ReLU is an activation function defined as $h = \max(0, a)$ where $a = Wx + b$.
Normally, we train neural networks with first-order methods such as SGD, Adam, RMSprop, Adadelta, or Adagrad. Backpropagation in first-order methods requires first-order derivative. Hence $x$ is derived to $1$.
But if we use second-order methods, would ReLU's derivative be $0$? Because $x$ is derived to $1$ and is derived again to $0$. Would it be an error? For example, with Newton's method, you'll be dividing by $0$. (I don't really understand Hessian-free optimization, yet.
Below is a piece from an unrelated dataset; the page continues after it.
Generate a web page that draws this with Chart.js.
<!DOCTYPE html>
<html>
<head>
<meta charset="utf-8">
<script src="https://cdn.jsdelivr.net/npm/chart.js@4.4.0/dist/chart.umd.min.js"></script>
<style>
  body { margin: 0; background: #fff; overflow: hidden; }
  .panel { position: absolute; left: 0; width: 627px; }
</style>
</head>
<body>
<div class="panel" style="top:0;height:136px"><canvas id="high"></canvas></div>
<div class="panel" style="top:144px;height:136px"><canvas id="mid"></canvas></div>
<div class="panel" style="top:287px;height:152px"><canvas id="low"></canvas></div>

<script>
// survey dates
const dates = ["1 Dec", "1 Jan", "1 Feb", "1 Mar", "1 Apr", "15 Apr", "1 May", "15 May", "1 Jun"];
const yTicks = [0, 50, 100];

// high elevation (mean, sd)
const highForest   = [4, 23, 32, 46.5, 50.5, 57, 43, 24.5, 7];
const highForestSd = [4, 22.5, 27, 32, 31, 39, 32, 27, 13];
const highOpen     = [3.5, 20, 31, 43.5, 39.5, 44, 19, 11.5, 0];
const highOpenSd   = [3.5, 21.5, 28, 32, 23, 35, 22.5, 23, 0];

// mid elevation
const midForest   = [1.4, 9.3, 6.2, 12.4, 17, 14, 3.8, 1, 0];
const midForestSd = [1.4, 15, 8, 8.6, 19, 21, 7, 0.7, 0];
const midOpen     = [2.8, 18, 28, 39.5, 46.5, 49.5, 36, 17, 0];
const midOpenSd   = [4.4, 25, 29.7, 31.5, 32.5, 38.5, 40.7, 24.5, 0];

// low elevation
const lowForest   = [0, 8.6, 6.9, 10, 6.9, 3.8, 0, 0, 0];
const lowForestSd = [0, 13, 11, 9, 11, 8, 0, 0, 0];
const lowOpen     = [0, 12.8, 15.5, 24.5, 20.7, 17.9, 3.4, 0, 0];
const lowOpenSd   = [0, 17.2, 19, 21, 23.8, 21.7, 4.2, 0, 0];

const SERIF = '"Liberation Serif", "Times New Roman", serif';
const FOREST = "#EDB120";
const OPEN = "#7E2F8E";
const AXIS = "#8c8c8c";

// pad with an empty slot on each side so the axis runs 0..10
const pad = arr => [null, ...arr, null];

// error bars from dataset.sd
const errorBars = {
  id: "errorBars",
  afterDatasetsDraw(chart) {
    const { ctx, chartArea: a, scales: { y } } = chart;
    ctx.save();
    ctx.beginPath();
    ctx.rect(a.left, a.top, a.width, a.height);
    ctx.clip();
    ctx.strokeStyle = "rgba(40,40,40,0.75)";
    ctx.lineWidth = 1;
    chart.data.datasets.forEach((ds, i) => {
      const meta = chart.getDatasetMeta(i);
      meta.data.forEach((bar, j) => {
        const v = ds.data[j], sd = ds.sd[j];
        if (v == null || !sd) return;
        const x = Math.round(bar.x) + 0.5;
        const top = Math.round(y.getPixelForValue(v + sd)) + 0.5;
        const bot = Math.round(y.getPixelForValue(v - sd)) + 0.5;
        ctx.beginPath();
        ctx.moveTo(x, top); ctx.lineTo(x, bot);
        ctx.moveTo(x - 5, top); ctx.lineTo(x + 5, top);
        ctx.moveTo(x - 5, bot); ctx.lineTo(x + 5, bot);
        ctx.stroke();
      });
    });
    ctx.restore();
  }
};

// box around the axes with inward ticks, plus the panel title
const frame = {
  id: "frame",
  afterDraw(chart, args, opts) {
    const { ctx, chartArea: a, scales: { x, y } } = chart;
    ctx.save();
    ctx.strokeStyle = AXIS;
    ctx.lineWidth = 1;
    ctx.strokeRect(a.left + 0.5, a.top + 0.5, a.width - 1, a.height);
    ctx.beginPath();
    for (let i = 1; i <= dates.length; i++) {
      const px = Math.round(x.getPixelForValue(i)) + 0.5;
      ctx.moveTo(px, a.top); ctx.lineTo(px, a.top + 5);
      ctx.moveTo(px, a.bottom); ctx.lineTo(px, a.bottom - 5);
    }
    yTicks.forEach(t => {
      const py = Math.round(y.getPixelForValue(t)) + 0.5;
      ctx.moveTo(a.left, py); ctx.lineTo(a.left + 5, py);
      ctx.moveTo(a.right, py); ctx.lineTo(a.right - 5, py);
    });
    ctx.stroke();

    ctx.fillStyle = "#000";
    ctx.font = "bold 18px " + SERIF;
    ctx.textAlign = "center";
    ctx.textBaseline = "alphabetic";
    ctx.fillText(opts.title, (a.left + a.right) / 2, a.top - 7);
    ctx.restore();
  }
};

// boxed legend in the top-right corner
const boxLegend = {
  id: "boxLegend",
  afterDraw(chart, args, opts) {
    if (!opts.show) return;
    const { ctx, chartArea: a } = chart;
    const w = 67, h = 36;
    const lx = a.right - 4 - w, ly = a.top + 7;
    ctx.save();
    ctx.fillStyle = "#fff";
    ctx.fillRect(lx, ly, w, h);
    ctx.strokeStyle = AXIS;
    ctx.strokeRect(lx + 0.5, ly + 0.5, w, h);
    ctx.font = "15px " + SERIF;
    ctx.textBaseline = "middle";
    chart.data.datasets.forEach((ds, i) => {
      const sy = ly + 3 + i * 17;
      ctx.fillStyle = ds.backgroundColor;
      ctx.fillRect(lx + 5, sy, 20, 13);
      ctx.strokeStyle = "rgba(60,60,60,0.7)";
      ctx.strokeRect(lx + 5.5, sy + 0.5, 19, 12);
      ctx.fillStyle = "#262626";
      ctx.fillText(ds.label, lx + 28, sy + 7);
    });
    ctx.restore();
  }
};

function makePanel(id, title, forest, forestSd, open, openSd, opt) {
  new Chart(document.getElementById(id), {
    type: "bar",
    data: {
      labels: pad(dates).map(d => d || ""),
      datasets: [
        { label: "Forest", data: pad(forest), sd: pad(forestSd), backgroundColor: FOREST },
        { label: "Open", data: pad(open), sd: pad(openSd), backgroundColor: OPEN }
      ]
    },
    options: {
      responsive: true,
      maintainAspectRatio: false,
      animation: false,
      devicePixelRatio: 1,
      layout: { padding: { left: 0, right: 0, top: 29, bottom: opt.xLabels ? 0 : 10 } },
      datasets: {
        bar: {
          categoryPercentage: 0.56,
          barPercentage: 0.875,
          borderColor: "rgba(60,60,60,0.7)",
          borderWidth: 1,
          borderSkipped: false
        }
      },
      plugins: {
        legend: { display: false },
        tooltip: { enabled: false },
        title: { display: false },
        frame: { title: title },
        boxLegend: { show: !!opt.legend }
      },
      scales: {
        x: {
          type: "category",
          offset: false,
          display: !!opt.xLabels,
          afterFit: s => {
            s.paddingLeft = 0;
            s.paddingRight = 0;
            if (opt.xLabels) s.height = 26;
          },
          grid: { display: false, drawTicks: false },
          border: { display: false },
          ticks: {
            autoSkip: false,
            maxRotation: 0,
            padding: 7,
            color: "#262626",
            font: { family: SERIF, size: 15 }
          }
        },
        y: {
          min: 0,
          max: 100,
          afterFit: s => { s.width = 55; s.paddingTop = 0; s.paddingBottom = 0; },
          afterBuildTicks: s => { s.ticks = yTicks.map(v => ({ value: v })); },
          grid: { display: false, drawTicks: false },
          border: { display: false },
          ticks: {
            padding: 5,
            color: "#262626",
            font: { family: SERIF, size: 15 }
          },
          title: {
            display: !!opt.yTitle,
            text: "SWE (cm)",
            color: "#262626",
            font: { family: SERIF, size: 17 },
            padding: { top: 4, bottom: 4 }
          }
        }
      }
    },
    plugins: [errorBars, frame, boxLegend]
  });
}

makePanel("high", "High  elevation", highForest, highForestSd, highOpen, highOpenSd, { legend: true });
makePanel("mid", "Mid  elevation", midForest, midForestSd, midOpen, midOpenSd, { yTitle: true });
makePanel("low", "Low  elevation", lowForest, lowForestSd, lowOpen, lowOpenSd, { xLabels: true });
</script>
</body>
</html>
IIRC, it's a matter of using an approximate Hessian instead of the real one).
What is the effect of this $h''=0$? Can we still train the neural network with ReLU with second-order methods? Or would it be non-trainable/error (nan/infinity)?
For clarity, this is ReLU as $f(x)$:
$f(x) =$ \begin{array}{rcl} 0 & \mbox{for} & x < 0\\ x & \mbox{for} & x \ge 0\end{array}
$f'(x) =$ \begin{array}{rcl} 0 & \mbox{for} & x < 0\\ 1 & \mbox{for} & x \ge 0\end{array}
$f''(x) = 0$